Paris, Éditions J.C. Lattès, 1980, 310 pages
Enfin !
suis-je tenté de dire. Oui, enfin la prose que j’attendais sur
ce pays du « mensonge déconcertant »
[[Autre
livre qu’il faut avoir lu : Anton Ciliga, « Au pays du mensonge
déconcertant », ed. Champs Libre.]]! Déconcertés, vous le serez, pédants
analystes de « l’état ouvrier dégénéré »
et slavophiles incorrigibles ; ici pas de lamentations sur les
malheurs du peuple élu de Soljénitsyne… Une simple
prise de vues, du réalisme (du vrai, pas du « socialiste »!).
Après l’œuvre de Zinoviev, , voilà le coup de massue
qui devrait faire taire tous les bavards et les menteurs assermentés !
Combien je pourrais être moi-mème bavard ! Les anecdotes
du type de celles que raconte Dymov, chaque personne ayant résidé
en URSS, s’y étant fait des amis et ayant ouvert tous grands
ses yeux et ses oreilles peut en rapporter des dizaines ! Aventures
scabreuses près de Zagorsk ou courses poursuites
rocambolesques dans la banlieue de Tbilissi, vous vivrez sans temps
morts, jeunes occidentaux !
Né
à Moscou en 1944, Alexandre Dymov a fait tous les métiers
avant de demander l’asile politique à la France en octobre
1979. Il est du monde des gens lucides ; effaré par l’ampleur
du désastre tant économique que social engendré
par 60 ans de dictature, il choisit la « démerde »
individuelle. Car tant pour le livre que tu veux (pas forcément
prohibé mais souvent introuvable) que pour t’habiller
correctement, il faut te livrer à des trafics douteux. Si tu
sais voler sans risques l’entreprise qui t’emploie, et écouler
la marchandise, alors s’ouvre à toi la douce perspective d’une
vie aisée. Il ne s’agit pas des brigands (du « blatnoï »

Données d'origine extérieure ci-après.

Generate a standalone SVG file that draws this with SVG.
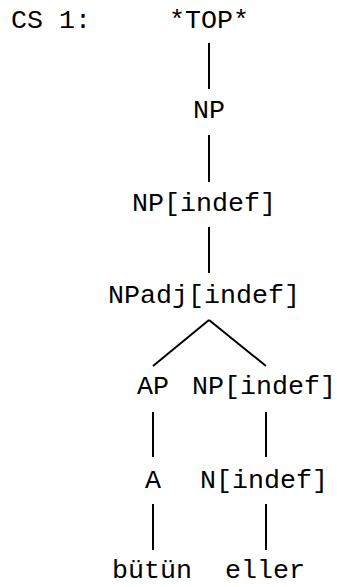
<svg xmlns="http://www.w3.org/2000/svg" width="337" height="587" viewBox="0 0 337 587">
<style>
text{font-family:"Liberation Mono","Courier New",monospace;font-size:26.67px;fill:#000}
line{stroke:#000;stroke-width:2;fill:none}
</style>
<rect width="337" height="587" fill="#fff"/>
<text id="label" x="11" y="28">CS 1:</text>
<g id="connectors">
<line x1="209" y1="43" x2="209" y2="89"/>
<line x1="209" y1="135" x2="209" y2="182"/>
<line x1="209" y1="227" x2="209" y2="273"/>
<line x1="209" y1="320" x2="153" y2="366"/>
<line x1="209" y1="320" x2="266" y2="366"/>
<line x1="153" y1="412" x2="153" y2="457"/>
<line x1="266" y1="412" x2="266" y2="457"/>
<line x1="153" y1="504" x2="153" y2="550"/>
<line x1="266" y1="504" x2="266" y2="550"/>
</g>
<g id="top"><text x="169" y="28">*TOP*</text></g>
<g id="np"><text x="193" y="118">NP</text></g>
<g id="np-indef"><text x="132" y="211">NP[indef]</text></g>
<g id="npadj"><text x="108" y="303">NPadj[indef]</text></g>
<g id="ap"><text x="137" y="394">AP</text></g>
<g id="np-indef2"><text x="192" y="394">NP[indef]</text></g>
<g id="a"><text x="145" y="488">A</text></g>
<g id="n-indef"><text x="200" y="488">N[indef]</text></g>
<g id="butun"><text x="112" y="578">bütün</text></g>
<g id="eller"><text x="225" y="578">eller</text></g>
</svg>
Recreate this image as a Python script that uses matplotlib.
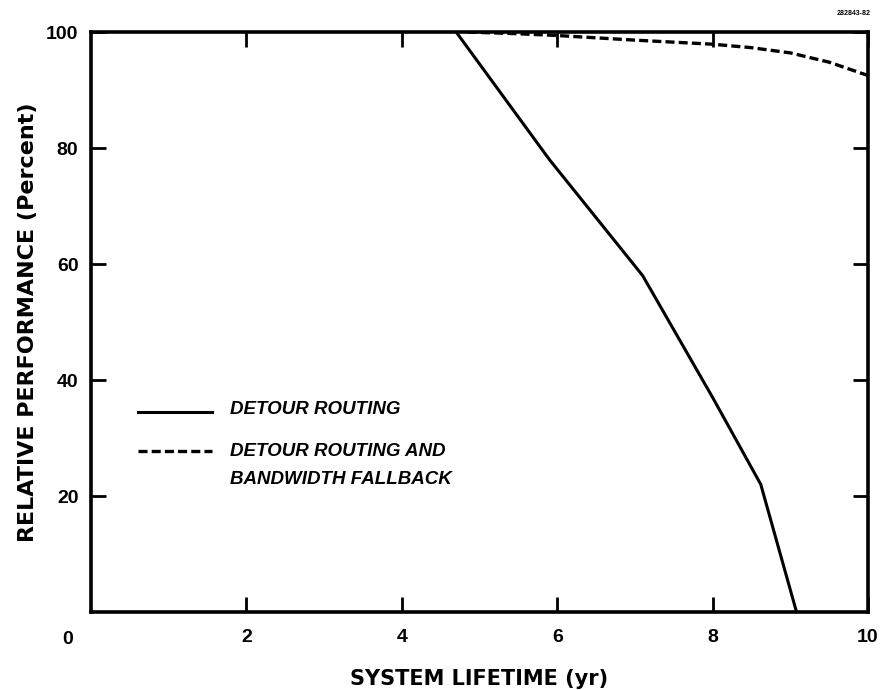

ou du « houligan »), non Dymov parle de l’Homo Soviéticus :
«…
Qui sont ceux qui ont survécu aux purges, aux guerres, à
la famine?…
L’home
russe, le mutant soviétique » conclut un chapitre.
Peut-être
ces camarades qui trouvaient trop schématique, voire
« catastrophiste », ma contribution, certes trop succincte,
au débat [[ Iztok
français no1 : « URSS, 200 millions de
Lumpen-prolétaires » et n°2 la lettre d’un lecteur.]] se repencheront-ils sur la question ?
Si
l’on peut regretter que le problème de la criminalité
ne soit qu’effleuré, celui de la prostitution me semble traité
de manière exhaustive, et les variations sur l’arrivisme ne
manquent pas de sel.
Enfin
Dymov révèle un style concis et direct très
agréable à lire.
Dierzky
P.S.
Pour l’anecdote une formule de malédiction que l’on peut
entendre en Géorgie : « tu vivras de ton salaire ».